According to Nate Kushman, an MIT graduate student in electrical engineering and computer science and lead author on the new paper, the new work is in the field of "semantic parsing," or translating natural language into a formal language such as arithmetic or formal logic. Most previous work on semantic parsing―including his own―has focused on individual sentences, Kushman says. "In these algebra problems, you have to build these things up from many different sentences," he says. "The fact that you're looking across multiple sentences to generate this semantic representation is really something new."
Kushman is joined on the paper by Regina Barzilay, a professor of computer science and engineering and one of his two thesis advisors, and by the University of Washington's Yoav Artzi and Luke Zettlemoyer. The researchers will present their work at the annual meeting of the Association for Computational Linguistics in June.
Finding your place
The researchers' system exploits two existing computational tools. One is the computer algebra system Macsyma, whose initial development at MIT in the 1960s was a milestone in artificial-intelligence research. For Kushman and his colleagues' purposes, Macsyma provided a way to distill algebraic equations with the same general structure into a common template.
Credit: Courtesy of the researchers
The other tool is the type of sentence parser used in most natural-language-processing research. A parser represents the parts of speech in a given sentence and their syntactic relationships as a tree―a type of graph that, like a family-tree diagram, fans out at successive layers of depth.
For the researchers' system, understanding a word problem is a matter of correctly mapping elements in the parsing diagram of its constituent sentences onto one of Macsyma's equation templates. To teach the system how to perform that mapping, and to produce the equation templates, the researchers used machine learning.
Kushman found a website on which algebra students posted word problems they were having difficulty with, and where their peers could then offer solutions. From an initial group of roughly 2,000 problems, he culled 500 that represented the full range of problem types found in the larger set.
In a series of experiments, the researchers would randomly select 400 of the 500 problems, use those to train their system, and then test it on the remaining 100.

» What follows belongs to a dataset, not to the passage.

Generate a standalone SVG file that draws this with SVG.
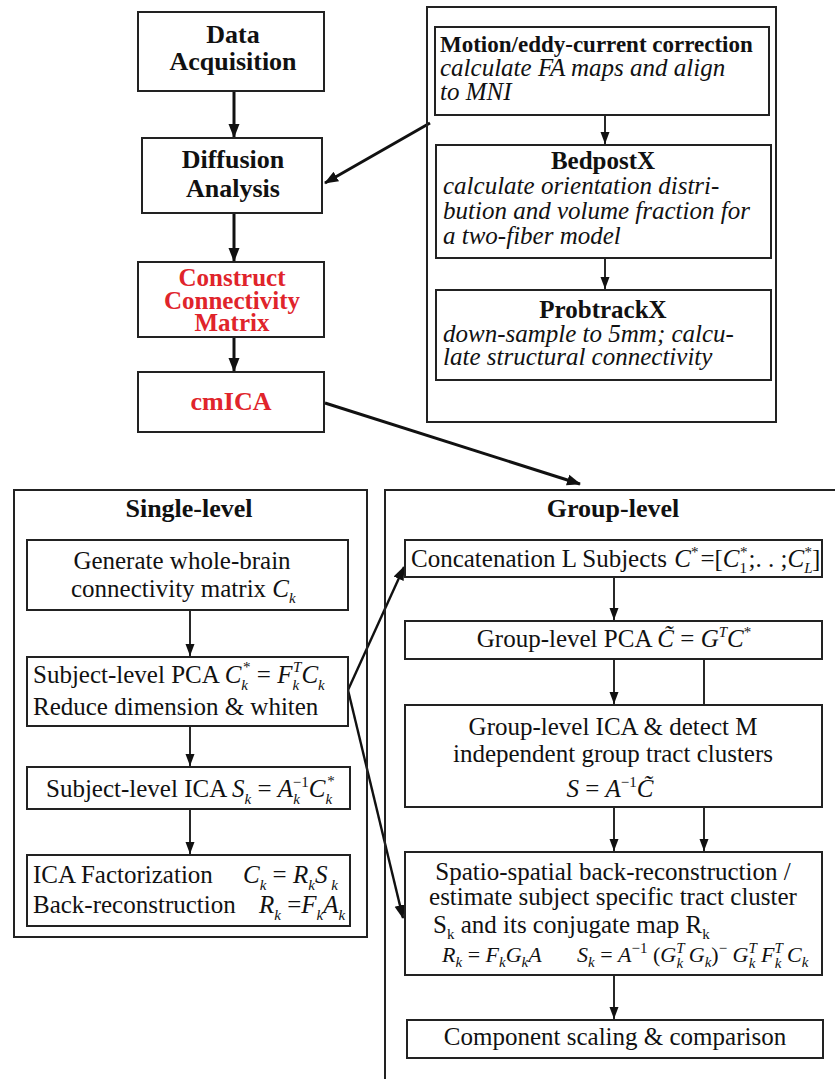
<svg xmlns="http://www.w3.org/2000/svg" width="835" height="1079" viewBox="0 0 835 1079">
<style>
text{font-family:"Liberation Serif","Times New Roman",serif;fill:#111}
.box{fill:#fff;stroke:#222;stroke-width:2}
.obox{fill:none;stroke:#222;stroke-width:2}
.big{font-size:26px;font-weight:bold;text-anchor:middle}
.red{fill:#e0242b}
.tb{font-size:23px;font-weight:bold}
.ti{font-size:25px;font-style:italic}
.t{font-size:25px}
.i{font-style:italic}
.s{font-size:15px}
.f{font-size:22px;font-style:italic}
.c{text-anchor:middle}
.cn{stroke:#111;fill:none}
.thick{stroke-width:3}
.med{stroke-width:2.4}
.thin{stroke-width:1.8}
</style>
<defs>
<marker id="ah" markerUnits="userSpaceOnUse" markerWidth="14" markerHeight="14" viewBox="0 0 14 14" refX="13" refY="7" orient="auto">
<path d="M0,1.5 L14,7 L0,12.5 Z" fill="#111"/>
</marker>
<marker id="ahs" markerUnits="userSpaceOnUse" markerWidth="12" markerHeight="12" viewBox="0 0 12 12" refX="12" refY="6" orient="auto">
<path d="M0,1.5 L12,6 L0,10.5 Z" fill="#111"/>
</marker>
</defs>

<g id="connectors">
<line class="cn thick" x1="234" y1="91" x2="234" y2="137" marker-end="url(#ah)"/>
<line class="cn thick" x1="234" y1="213" x2="234" y2="261" marker-end="url(#ah)"/>
<line class="cn thick" x1="234" y1="337" x2="234" y2="371" marker-end="url(#ah)"/>
<line class="cn thick" x1="430" y1="123" x2="325" y2="183" marker-end="url(#ah)"/>
<line class="cn thick" x1="325" y1="403" x2="580" y2="484" marker-end="url(#ah)"/>
<line class="cn thin" x1="605" y1="115" x2="605" y2="144" marker-end="url(#ahs)"/>
<line class="cn thin" x1="605" y1="258" x2="605" y2="289" marker-end="url(#ahs)"/>
<line class="cn thin" x1="190" y1="610" x2="190" y2="656" marker-end="url(#ahs)"/>
<line class="cn thin" x1="190" y1="726" x2="190" y2="766" marker-end="url(#ahs)"/>
<line class="cn thin" x1="190" y1="809" x2="190" y2="854" marker-end="url(#ahs)"/>
<line class="cn med" x1="348" y1="690" x2="404" y2="567" marker-end="url(#ah)"/>
<line class="cn med" x1="348" y1="690" x2="403" y2="918" marker-end="url(#ah)"/>
<line class="cn thin" x1="614" y1="577" x2="614" y2="620" marker-end="url(#ahs)"/>
<line class="cn thin" x1="614" y1="659" x2="614" y2="704" marker-end="url(#ahs)"/>
<line class="cn thin" x1="704" y1="659" x2="704" y2="705"/>
<line class="cn thin" x1="614" y1="807" x2="614" y2="851" marker-end="url(#ahs)"/>
<line class="cn thin" x1="704" y1="807" x2="704" y2="851" marker-end="url(#ahs)"/>
<line class="cn thin" x1="614" y1="975" x2="614" y2="1019" marker-end="url(#ahs)"/>
</g>

<g id="data-acquisition">
<rect class="box" x="138" y="12" width="186" height="79"/>
<text class="big" x="233" y="43">Data</text>
<text class="big" x="233" y="70">Acquisition</text>
</g>
<g id="diffusion-analysis">
<rect class="box" x="142" y="138" width="180" height="75"/>
<text class="big" x="233" y="168">Diffusion</text>
<text class="big" x="233" y="197">Analysis</text>
</g>
<g id="construct-matrix">
<rect class="box" x="138" y="262" width="186" height="75"/>
<text class="big red" x="232" y="286" style="font-size:25px">Construct</text>
<text class="big red" x="232" y="309" style="font-size:25px">Connectivity</text>
<text class="big red" x="232" y="331" style="font-size:25px">Matrix</text>
</g>
<g id="cmica">
<rect class="box" x="138" y="372" width="186" height="60"/>
<text class="big red" x="231" y="410">cmICA</text>
</g>

<g id="fsl-pipeline">
<rect class="obox" x="427" y="7" width="349" height="415"/>
</g>
<g id="motion">
<rect class="box" x="435" y="27" width="334" height="88"/>
<text class="tb" x="440" y="52">Motion/eddy-current correction</text>
<text class="ti" x="440" y="76">calculate FA maps and align</text>
<text class="ti" x="440" y="100">to MNI</text>
</g>
<g id="bedpostx">
<rect class="box" x="436" y="145" width="335" height="113"/>
<text class="tb c" x="603" y="169" style="font-size:25px">BedpostX</text>
<text class="ti" x="443" y="194">calculate orientation distri-</text>
<text class="ti" x="443" y="219">bution and volume fraction for</text>
<text class="ti" x="443" y="244">a two-fiber model</text>
</g>
<g id="probtrackx">
<rect class="box" x="436" y="290" width="335" height="90"/>
<text class="tb c" x="603" y="318" style="font-size:25px">ProbtrackX</text>
<text class="ti" x="443" y="342">down-sample to 5mm; calcu-</text>
<text class="ti" x="443" y="365">late structural connectivity</text>
</g>

<g id="single-level">
<rect class="obox" x="14" y="490" width="353" height="447"/>
<text class="big" x="189" y="517">Single-level</text>
</g>
<g id="generate">
<rect class="box" x="27" y="540" width="321" height="70"/>
<text class="t c" x="182" y="569">Generate whole-brain</text>
<text class="t" x="71" y="597">connectivity matrix <tspan class="i">C</tspan><tspan class="s i" dy="6">k</tspan></text>
</g>
<g id="subject-pca">
<rect class="box" x="27" y="657" width="321" height="69"/>
<text class="t" x="33" y="683">Subject-level PCA <tspan class="i">C</tspan><tspan class="s i" dy="7">k</tspan><tspan class="s" dx="-5" dy="-18">*</tspan><tspan dy="11"> = </tspan><tspan class="i">F</tspan><tspan class="s i" dy="7">k</tspan><tspan class="s i" dx="-6" dy="-18">T</tspan><tspan class="i" dy="11">C</tspan><tspan class="s i" dy="7">k</tspan></text>
<text class="t" x="33" y="715">Reduce dimension &amp; whiten</text>
</g>
<g id="subject-ica">
<rect class="box" x="27" y="767" width="323" height="42"/>
<text class="t" x="46" y="797">Subject-level ICA <tspan class="i">S</tspan><tspan class="s i" dy="7">k</tspan><tspan dy="-7"> = </tspan><tspan class="i">A</tspan><tspan class="s i" dy="7">k</tspan><tspan class="s" dx="-7" dy="-17">−1</tspan><tspan class="i" dy="10">C</tspan><tspan class="s i" dy="7">k</tspan><tspan class="s" dx="-5" dy="-18">*</tspan></text>
</g>
<g id="ica-factorization">
<rect class="box" x="27" y="855" width="323" height="71"/>
<text class="t" x="33" y="883">ICA Factorization</text>
<text class="t" x="243" y="883"><tspan class="i">C</tspan><tspan class="s i" dy="7">k</tspan><tspan dy="-7"> = </tspan><tspan class="i">R</tspan><tspan class="s i" dy="7">k</tspan><tspan class="i" dy="-7">S</tspan><tspan class="s i" dy="7"> k</tspan></text>
<text class="t" x="33" y="913">Back-reconstruction</text>
<text class="t" x="259" y="913"><tspan class="i">R</tspan><tspan class="s i" dy="7">k</tspan><tspan dy="-7"> =</tspan><tspan class="i">F</tspan><tspan class="s i" dy="7">k</tspan><tspan class="i" dy="-7">A</tspan><tspan class="s i" dy="7">k</tspan></text>
</g>

<g id="group-level">
<rect class="obox" x="385" y="490" width="470" height="620"/>
<text class="big" x="613" y="517">Group-level</text>
</g>
<g id="concatenation">
<rect class="box" x="405" y="540" width="417" height="37"/>
<text class="t" x="411" y="567">Concatenation L Subjects <tspan class="i" dx="1">C</tspan><tspan class="s" dy="-10">*</tspan><tspan dy="10" dx="2">=[</tspan><tspan class="i">C</tspan><tspan class="s" dy="6">1</tspan><tspan class="s" dx="-7" dy="-16">*</tspan><tspan dy="10" dx="1">;. . ;</tspan><tspan class="i">C</tspan><tspan class="s i" dy="6">L</tspan><tspan class="s" dx="-8" dy="-16">*</tspan><tspan dy="10">]</tspan></text>
</g>
<g id="group-pca">
<rect class="box" x="405" y="621" width="417" height="38"/>
<text class="t c" x="614" y="647">Group-level PCA <tspan class="i">C̃</tspan> = <tspan class="i">G</tspan><tspan class="s i" dy="-10">T</tspan><tspan class="i" dy="10">C</tspan><tspan class="s" dy="-10">*</tspan></text>
</g>
<g id="group-ica">
<rect class="box" x="405" y="705" width="417" height="102"/>
<text class="t c" x="613" y="735">Group-level ICA &amp; detect M</text>
<text class="t c" x="613" y="762">independent group tract clusters</text>
<text class="t c" x="610" y="797"><tspan class="i">S</tspan> = <tspan class="i">A</tspan><tspan class="s" dy="-10">−1</tspan><tspan class="i" dy="10">C̃</tspan></text>
</g>
<g id="back-reconstruction">
<rect class="box" x="405" y="852" width="417" height="123"/>
<text class="t c" x="613" y="880">Spatio-spatial back-reconstruction /</text>
<text class="t c" x="613" y="905">estimate subject specific tract cluster</text>
<text class="t" x="433" y="933">S<tspan class="s" dy="6">k</tspan><tspan dy="-6"> and its conjugate map  R</tspan><tspan class="s" dy="6">k</tspan></text>
<text class="f" x="442" y="962">R<tspan class="s" dy="5">k</tspan><tspan dy="-5" font-style="normal"> = </tspan>F<tspan class="s" dy="5">k</tspan><tspan dy="-5">G</tspan><tspan class="s" dy="5">k</tspan><tspan dy="-5">A</tspan></text>
<text class="f" x="577" y="962">S<tspan class="s" dy="5">k</tspan><tspan dy="-5" font-style="normal"> = </tspan>A<tspan class="s" font-style="normal" dy="-9">−1</tspan><tspan font-style="normal" dy="9"> (</tspan>G<tspan class="s" dy="-9">T</tspan><tspan class="s" dx="-8" dy="15">k</tspan><tspan dy="-6"> G</tspan><tspan class="s" dy="5">k</tspan><tspan font-style="normal" dy="-5">)</tspan><tspan class="s" font-style="normal" dy="-9">−</tspan><tspan dy="9"> G</tspan><tspan class="s" dy="-9">T</tspan><tspan class="s" dx="-8" dy="15">k</tspan><tspan dy="-6"> F</tspan><tspan class="s" dy="-9">T</tspan><tspan class="s" dx="-8" dy="15">k</tspan><tspan dy="-6"> C</tspan><tspan class="s" dy="5">k</tspan></text>
</g>
<g id="component-scaling">
<rect class="box" x="407" y="1020" width="416" height="38"/>
<text class="t c" x="615" y="1045">Component scaling &amp; comparison</text>
</g>
</svg>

For the training, however, they used two different approaches―or, in the parlance of machine learning, two different types of supervision. In the first approach, they fed the system both word problems and their translations into algebraic equations―400 examples of each. But in the second, they fed the system only a few examples of the five most common types of word problems and their algebraic translations. The rest of the examples included only the word problems and their numerical solutions.
In the first case, the system, after training, was able to solve roughly 70 percent of its test problems; in the second, that figure dropped to 46 percent. But according to Kushman, that's still good enough to offer hope that the researchers' approach could generalize to more complex problems.
Featured performance
In determining how to map natural language onto equation templates, the system examined hundreds of thousands of "features" of the training examples. Some of those features related specific words to problem types: For instance, the appearance of the phrase "react with" was a good indication that the problem dealt with chemistry. Other features looked at the location of specific words in parsing diagrams: The appearance of the word "costs" as the main verb indicated a great deal about which sentence elements should be slotted into which equation templates.
Other features simply analyzed the syntactical relationships between words, regardless of the words themselves, while still others examined correlations between words' locations in different sentences. Finally, Kushman says, he included a few "sanity check" features, such as whether or not the solution yielded by a particular equation template was a positive integer, as is almost always the case with algebraic word problems.
"The idea of this kind of supervision they have will be useful for lots of things," says Kevin Knight, a professor of computer science of the University of Southern California. "The approach of building a generative story of how people get from text to answers is a great idea."
The system's ability to perform fairly well even when trained chiefly on raw numerical answers is "super-encouraging," Knight adds. "It needs a little help, but it can benefit from a bunch of extra data that you haven't labeled in detail."